▶ Work required: Keep only the lines of the listing that include the word "chart", and copy them.

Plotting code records

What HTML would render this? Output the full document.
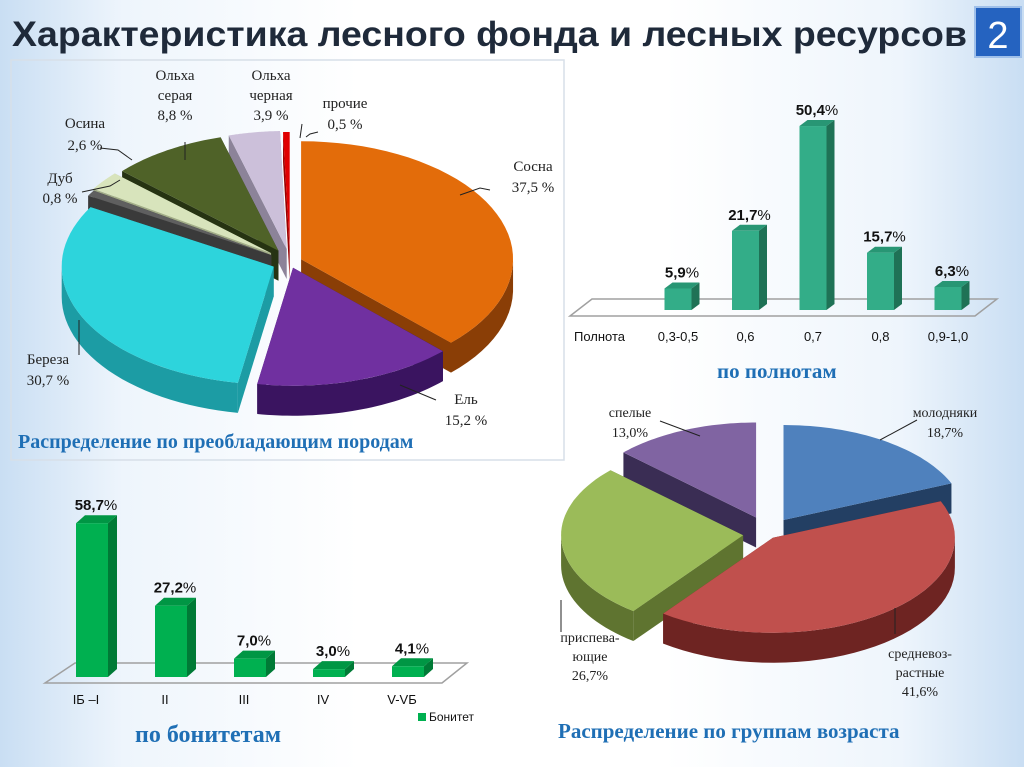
<!DOCTYPE html>
<html><head><meta charset="utf-8">
<style>
body{margin:0;width:1024px;height:767px;overflow:hidden;font-family:"Liberation Sans",sans-serif;}
#bg{position:absolute;left:0;top:0;width:1024px;height:767px;background:linear-gradient(90deg,#c9def3 0%,#eef5fc 12%,#ffffff 35%,#ffffff 65%,#eef5fc 88%,#c9def3 100%);}
svg{position:absolute;left:0;top:0;}
.ser{font-family:"Liberation Serif",serif;}
</style></head><body>
<div id="bg"></div>
<svg id="s" width="1024" height="767" xmlns="http://www.w3.org/2000/svg">
<text x="12" y="46" font-size="35" font-weight="bold" fill="#1f2a3a" textLength="955" lengthAdjust="spacingAndGlyphs">Характеристика лесного фонда и лесных ресурсов</text>
<rect x="975" y="7" width="46" height="50" fill="#2563c0" stroke="#9fc0ea" stroke-width="2"/>
<text x="998" y="48" font-size="38" fill="#fff" text-anchor="middle">2</text>
<rect x="11" y="60" width="553" height="400" fill="none" stroke="#d7dfe8" stroke-width="1.5"/>
<g id="pie1"></g>
<g id="pie2"></g>
<g id="bar1"></g>
<g id="bar2"></g>
<g class="ser" font-size="15" fill="#222">
<text x="175" y="80" text-anchor="middle"><tspan x="175">Ольха</tspan><tspan x="175" dy="20">серая</tspan><tspan x="175" dy="20">8,8 %</tspan></text>
<text x="271" y="80" text-anchor="middle"><tspan x="271">Ольха</tspan><tspan x="271" dy="20">черная</tspan><tspan x="271" dy="20">3,9 %</tspan></text>
<text x="345" y="108" text-anchor="middle"><tspan x="345">прочие</tspan><tspan x="345" dy="21">0,5 %</tspan></text>
<text x="85" y="128" text-anchor="middle"><tspan x="85">Осина</tspan><tspan x="85" dy="22">2,6 %</tspan></text>
<text x="60" y="183" text-anchor="middle"><tspan x="60">Дуб</tspan><tspan x="60" dy="20">0,8 %</tspan></text>
<text x="533" y="171" text-anchor="middle"><tspan x="533">Сосна</tspan><tspan x="533" dy="21">37,5 %</tspan></text>
<text x="48" y="364" text-anchor="middle"><tspan x="48">Береза</tspan><tspan x="48" dy="21">30,7 %</tspan></text>
<text x="466" y="404" text-anchor="middle"><tspan x="466">Ель</tspan><tspan x="466" dy="21">15,2 %</tspan></text>
<text x="630" y="417" text-anchor="middle" font-size="14"><tspan x="630">спелые</tspan><tspan x="630" dy="20">13,0%</tspan></text>
<text x="945" y="417" text-anchor="middle" font-size="14"><tspan x="945">молодняки</tspan><tspan x="945" dy="20">18,7%</tspan></text>
<text x="590" y="642" text-anchor="middle" font-size="14"><tspan x="590">приспева-</tspan><tspan x="590" dy="19">ющие</tspan><tspan x="590" dy="19">26,7%</tspan></text>
<text x="920" y="658" text-anchor="middle" font-size="14"><tspan x="920">средневоз-</tspan><tspan x="920" dy="19">растные</tspan><tspan x="920" dy="19">41,6%</tspan></text>
</g>
<g stroke="#222" stroke-width="1" fill="none">
<polyline points="185,142 185,160"/><polyline points="302,124 300,138"/><polyline points="318,132 310,134 306,137"/>
<polyline points="100,148 118,150 132,160"/><polyline points="82,192 110,186 120,180"/>
<polyline points="490,190 480,188 460,195"/><polyline points="79,355 79,320"/><polyline points="436,400 400,385"/>
<polyline points="660,421 700,436"/><polyline points="917,420 880,440"/><polyline points="561,632 561,600"/><polyline points="895,634 895,608"/>
</g>
<g class="ser" font-weight="bold" fill="#1f6fb5">
<text x="18" y="448" font-size="20">Распределение по преобладающим породам</text>
<text x="717" y="378" font-size="21">по полнотам</text>
<text x="135" y="742" font-size="24">по бонитетам</text>
<text x="558" y="738" font-size="21">Распределение по группам возраста</text>
</g>
</svg>
<script>
const NS='http://www.w3.org/2000/svg';
function mk(parent,tag,attrs){const e=document.createElementNS(NS,tag);for(const k in attrs)e.setAttribute(k,attrs[k]);parent.appendChild(e);return e;}

const speciesNames=['Сосна','Ель','Береза','Дуб','Осина','Ольха серая','Ольха черная','прочие'];
const speciesValues=[37.5,15.2,30.7,0.8,2.6,8.8,3.9,0.5];
const speciesColors=['#e36c0a','#7030a0','#2dd4dc','#5f5f5f','#d8e4bc','#4f6228','#ccc0da','#e00000'];
const speciesSides=['#8a3e06','#3a1460','#1c9ca4','#3a3a3a','#a2ad88','#263312','#8c8399','#990000'];
const ageNames=['молодняки','средневозрастные','приспевающие','спелые'];
const ageValues=[18.7,41.6,26.7,13.0];
const ageColors=['#4f81bd','#c0504d','#9bbb59','#8064a2'];
const ageSides=['#233f63','#6e2422','#5f7430','#3a2d54'];
const densityCats=['0,3-0,5','0,6','0,7','0,8','0,9-1,0'];
const densityValues=[5.9,21.7,50.4,15.7,6.3];
const densityLabels=['5,9','21,7','50,4','15,7','6,3'];
const bonitetCats=['IБ –I','II','III','IV','V-VБ'];
const bonitetValues=[58.7,27.2,7.0,3.0,4.1];
const bonitetLabels=['58,7','27,2','7,0','3,0','4,1'];

function pie3d(g,vals,cols,sides,cfg,prefix){
  const tot=vals.reduce((a,b)=>a+b,0);
  let a=0;const sl=[];
  vals.forEach((v,i)=>{const s=a,e=a+v/tot*2*Math.PI;a=e;sl.push({i,s,e,m:(s+e)/2});});
  const P=(cx,cy,t,d)=>[cx+cfg.rx*Math.sin(t),cy-cfg.ry*Math.cos(t)+d];
  sl.sort((p,q)=>(-Math.cos(p.m))-(-Math.cos(q.m)));
  sl.forEach(o=>{
    const ex=(cfg.ex[o.i]||0);
    const cx=cfg.cx+ex*Math.sin(o.m), cy=cfg.cy-ex*0.6*Math.cos(o.m);
    const D=cfg.d;
    const grp=mk(g,'g',{});
    
    
    [o.s,o.e].forEach(t=>{const p=P(cx,cy,t,0);
      mk(grp,'polygon',{points:`${cx},${cy} ${p[0]},${p[1]} ${p[0]},${p[1]+D} ${cx},${cy+D}`,fill:sides[o.i]});});
    const pts=[],pb=[];const n=40;
    for(let k=0;k<=n;k++){const t=o.s+(o.e-o.s)*k/n;if(Math.cos(t)<0.02){const p=P(cx,cy,t,0);pts.push(p);pb.unshift([p[0],p[1]+D]);}}
    if(pts.length>1)mk(grp,'polygon',{points:pts.concat(pb).map(p=>p.join(',')).join(' '),fill:sides[o.i]});
    let d=`M${cx},${cy}`;
    for(let k=0;k<=n;k++){const t=o.s+(o.e-o.s)*k/n;const p=P(cx,cy,t,0);d+=` L${p[0].toFixed(1)},${p[1].toFixed(1)}`;}
    mk(grp,'path',{d:d+'Z',fill:cols[o.i]});
  });
}
pie3d(document.getElementById('pie1'),speciesValues,speciesColors,speciesSides,
  {cx:290,cy:262,rx:212,ry:118,d:30,ex:[12,10,18,22,24,22,22,20]},'species');
pie3d(document.getElementById('pie2'),ageValues,ageColors,ageSides,
  {cx:768,cy:534,rx:182,ry:95,d:30,ex:[28,8,25,30]},'age');

function bars3d(g,cats,vals,labs,cfg,prefix){
  mk(g,'polygon',{points:`${cfg.fl[0]},${cfg.fy1} ${cfg.fr[0]},${cfg.fy1} ${cfg.fr[1]},${cfg.fy0} ${cfg.fl[1]},${cfg.fy0}`,fill:'none',stroke:'#a0a0a0','stroke-width':1.5});
  vals.forEach((v,i)=>{
    const xc=cfg.x0+i*cfg.step, x=xc-cfg.w/2, h=v*cfg.k, y=cfg.base-h;
    const grp=mk(g,'g',{});
    
    
    mk(grp,'polygon',{points:`${x+cfg.w},${y} ${x+cfg.w+cfg.dx},${y-cfg.dy} ${x+cfg.w+cfg.dx},${cfg.base-cfg.dy} ${x+cfg.w},${cfg.base}`,fill:cfg.side});
    mk(grp,'polygon',{points:`${x},${y} ${x+cfg.dx},${y-cfg.dy} ${x+cfg.w+cfg.dx},${y-cfg.dy} ${x+cfg.w},${y}`,fill:cfg.top});
    mk(grp,'rect',{x:x,y:y,width:cfg.w,height:h,fill:cfg.front});
    const t=mk(g,'text',{x:xc+4,y:y-cfg.dy-5,'text-anchor':'middle','font-size':cfg.fs,fill:'#111'});
    
    
    t.innerHTML=`<tspan font-weight="bold">${labs[i]}</tspan>%`;
    const c=mk(g,'text',{x:xc+cfg.cdx,y:cfg.cy,'text-anchor':'middle','font-size':13,fill:'#111'});
    
    
    c.textContent=cats[i];
  });
}
bars3d(document.getElementById('bar1'),densityCats,densityValues,densityLabels,
  {x0:678,step:67.5,w:27,k:3.65,base:310,dx:8,dy:6,fl:[570,592],fr:[975,997],fy0:299,fy1:316,
   front:'#33ad88',side:'#1f7256',top:'#289674',fs:15,cdx:0,cy:341},'density');
bars3d(document.getElementById('bar2'),bonitetCats,bonitetValues,bonitetLabels,
  {x0:92,step:79,w:32,k:2.62,base:677,dx:9,dy:8,fl:[45,75],fr:[442,467],fy0:663,fy1:683,
   front:'#00b050',side:'#007a36',top:'#009644',fs:15,cdx:-6,cy:704},'bonitet');
const g2=document.getElementById('bar2');
const lr=mk(g2,'rect',{x:418,y:713,width:8,height:8,fill:'#00b050'});


const lt=mk(g2,'text',{x:429,y:721,'font-size':12,fill:'#111'});


lt.textContent='Бонитет';
const pl=mk(document.getElementById('bar1'),'text',{x:574,y:341,'font-size':13,fill:'#111'});


pl.textContent='Полнота';
</script>
</body></html>
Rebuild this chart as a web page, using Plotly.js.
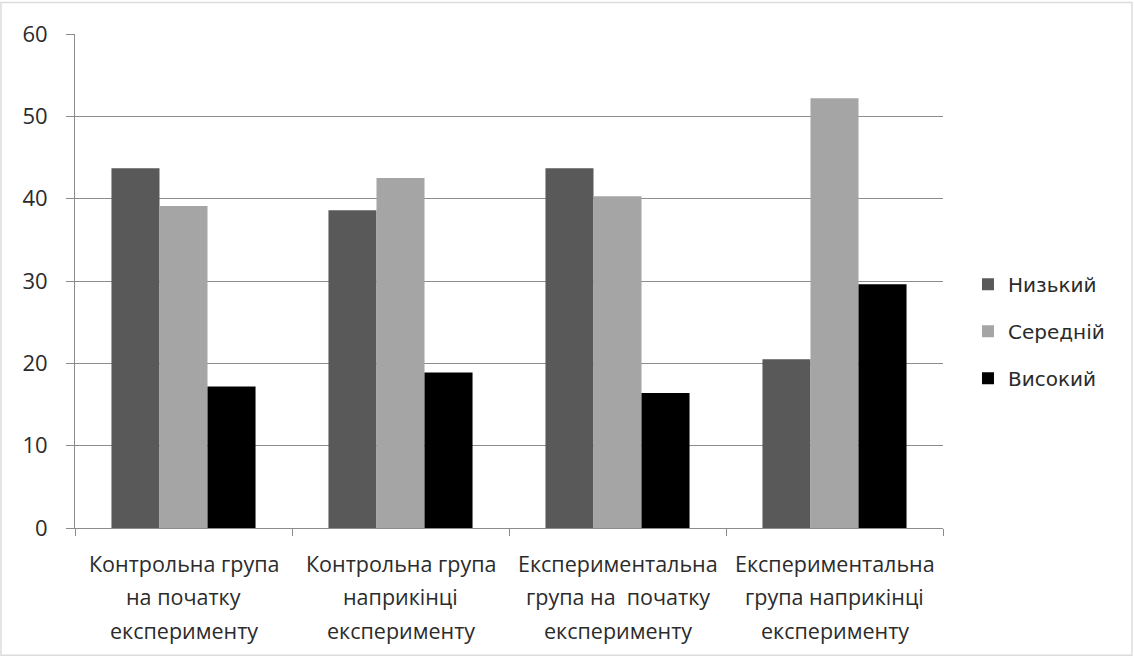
<!DOCTYPE html>
<html>
<head>
<meta charset="utf-8">
<script src="https://cdn.plot.ly/plotly-3.0.1.min.js"></script>
<style>
  html, body { margin: 0; padding: 0; background: #ffffff; }
  #chart { width: 1134px; height: 657px; }
</style>
</head>
<body>
<div id="chart"></div>
<script>
// ---- data ----
const categoryLines = [
  ["Контрольна група", "на початку", "експерименту"],
  ["Контрольна група", "наприкінці", "експерименту"],
  ["Експериментальна", "група на  початку", "експерименту"],
  ["Експериментальна", "група наприкінці", "експерименту"]
];
const categories = categoryLines.map(l => l.join(" "));
const seriesNames = ["Низький", "Середній", "Високий"];
const low    = [43.7, 38.6, 43.7, 20.5];
const medium = [39.1, 42.5, 40.3, 52.2];
const high   = [17.2, 18.9, 16.4, 29.6];
const yTicks = [0, 10, 20, 30, 40, 50, 60];

const colors = ["#595959", "#a5a5a5", "#000000"];
const seriesValues = [low, medium, high];

const traces = seriesValues.map((vals, i) => ({
  type: "bar",
  name: seriesNames[i],
  x: categories,
  y: vals,
  marker: { color: colors[i], line: { width: 0 } },
  legendgroup: "g" + i,
  hoverinfo: "x+y+name"
}));

const gridColor = "#8c8c8c";
const annotations = [];
categoryLines.forEach((lines, ci) => {
  lines.forEach((txt, li) => {
    annotations.push({
      xref: "x", yref: "paper",
      x: categories[ci], y: 0,
      yanchor: "middle", xanchor: "center",
      yshift: -(35 + li * 33.5),
      text: txt, showarrow: false,
      font: { family: "Open Sans, sans-serif", size: 21.5, color: "#2b2b2b" }
    });
  });
});

const layout = {
  width: 1134, height: 657,
  paper_bgcolor: "#ffffff", plot_bgcolor: "#ffffff",
  margin: { l: 75, r: 191, t: 33.5, b: 129.3, pad: 0 },
  barmode: "group",
  bargap: 0.336, bargroupgap: 0,
  showlegend: true,
  legend: {
    xref: "container", yref: "container",
    x: 0.8536, xanchor: "left",
    y: 0.597, yanchor: "top",
    font: { family: "DejaVu Sans, sans-serif", size: 20, color: "#2b2b2b" },
    tracegroupgap: 18,
    bgcolor: "rgba(0,0,0,0)",
    borderwidth: 0,
    itemclick: false
  },
  xaxis: {
    type: "category",
    categoryorder: "array", categoryarray: categories,
    showticklabels: false,
    tickson: "boundaries",
    ticks: "outside", ticklen: 7, tickcolor: gridColor, tickwidth: 1,
    showline: true, linecolor: gridColor, linewidth: 1,
    showgrid: false, zeroline: false,
    fixedrange: true
  },
  yaxis: {
    range: [0, 60],
    tickvals: yTicks,
    ticktext: yTicks.map(String),
    ticks: "outside", ticklen: 8, tickcolor: gridColor, tickwidth: 1,
    ticklabelstandoff: 14,
    tickfont: { family: "Open Sans, sans-serif", size: 22, color: "#2b2b2b" },
    showline: true, linecolor: gridColor, linewidth: 1,
    showgrid: true, gridcolor: gridColor, gridwidth: 1,
    zeroline: false,
    fixedrange: true
  },
  annotations: annotations,
  shapes: [{
    type: "rect", xref: "paper", yref: "paper",
    x0: -0.0853, x1: 1.2177, y0: -0.2576, y1: 1.0638,
    line: { color: "#dcdcdc", width: 1.5 },
    fillcolor: "rgba(0,0,0,0)", layer: "below"
  }]
};

Plotly.newPlot("chart", traces, layout, { displayModeBar: false, staticPlot: true });
</script>
</body>
</html>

▶ Written solution:
Rebuild this chart as a web page, using Plotly.js.
  #chart { width: 1134px; height: 657px; }
<div id="chart"></div>
Plotly.newPlot("chart", traces, layout, { displayModeBar: false, staticPlot: true });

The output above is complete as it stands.